Second drugs bust in four days

CTF 150 has intercepted a second suspected drug smuggling vessel, seizing 8kg of methamphetamine based substances within just 96 hours of the CMF largest ever interception of amphetamines.

HMAS Melbourne makes second drugs bust in four days

Combined Task Force (CTF) 150 unit has intercepted a second suspected drug smuggling vessel, seizing 8kg of methamphetamine based substances within just 96 hours of the Combined Maritime Forces (CMF) largest ever interception of amphetamines.

CTF 150 staff promptly directed The Royal Australian Navy’s Guided Missile Frigate, HMAS Melbourne to close and board the suspect dhow in the Arabian Sea. HMAS Melbourne used her embarked S-70 Seahawk helicopter to locate a suspect dhow, operating about 170 nautical miles east-south-east of Muscat.

On locating the dhow HMAS Melbourne’s boarding team conducted a standard security sweep locating a suspicious substance. The material was tested on board the dhow and found to be a meth-amphetamine based substance, weighing approximately 8kg with an estimated street value around 3.2 million US Dollars.

HMAS Melbourne’s boarding team seized the suspected narcotics, took samples for further analysis, and promptly destroyed the remainder.

Commander Brian Schlegel, Commanding Officer HMAS Melbourne, praised the professionalism of Melbourne’s boarding team, and all involved in the operation saying:

“The boarding team, operations team, flight crew and for that matter all the Ships Company conducted themselves in a professional manner during this boarding operation.”

He added: “The ships company are proud that in October, Melbourne disrupted a pirate action group of nine suspected pirates off the coast of Somalia, and within a week, we have now had two successful drug seizures. The first was 9.8kg of methamphetamines with an estimated street value of $US 3.9 million and today we have seized another 8 kg of methamphetamines, worth $US 3.2 million.”

The successful seizure and destruction of the illegal narcotics further demonstrates the contribution and commitment CMF and CTF 150 has towards the deterrence of illicit activity and the promotion of maritime security and stability in the Middle East region.

Commodore Daryl Bates, Royal Australian Navy, Commander CTF 150, commended Melbourne efforts with this, her second successful interdiction of narcotics saying:

“These are the two largest seizures of methamphetamines we have seen in the region since the formation of the CMF. This removal of another 8kg of methamphetamines, combined with the other 9.8kg seizure, will severely impact the funding network of the terrorist organisations that rely on these shipments for income.”

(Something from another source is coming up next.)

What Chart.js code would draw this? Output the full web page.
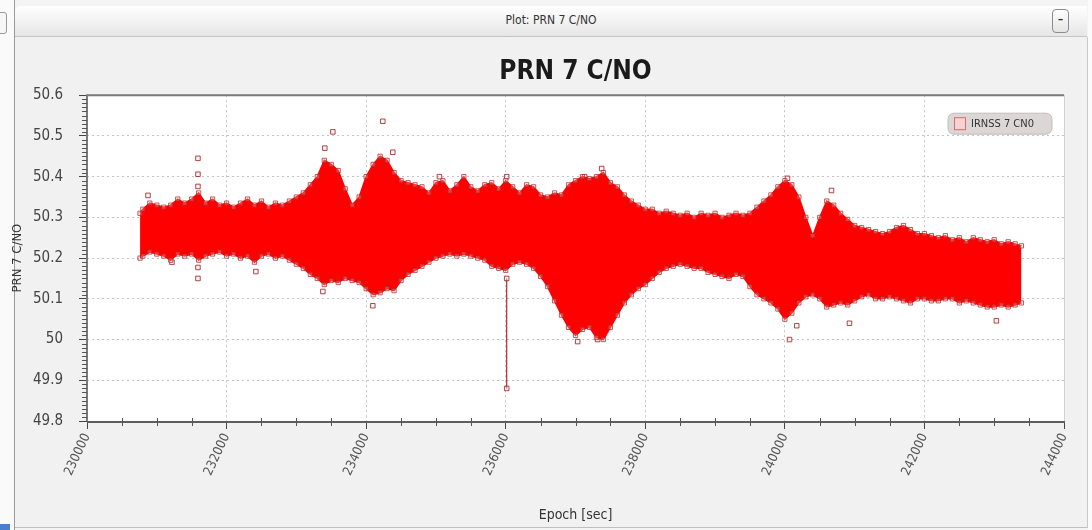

“These interceptions prove how valuable the contribution of Australia and the other partnership nations are to the efforts of the CMF. Without this ongoing support by both coalition and regional nations, CMF would not be able to continue its efforts against terrorism and piracy in the Middle East and Northern Indian Ocean regions. ”

HMAS Melbourne is one of many warships presently deployed on patrol in the Middle East and northern Indian Ocean regions under tasking to CMF, a multinational naval partnership of 29 nations, which exists to promote security, stability and prosperity across approximately 2.5 million square miles of international waters, which encompass some of the world’s most important shipping lanes.

CTF 150’s, one of three task forces under CMF, mandate is about promoting the conditions for security and stability in the maritime environment. Maritime Security Operations deny international terrorists the use of the seas as a venue for attack or to transport personnel, weapons, or other illicit material.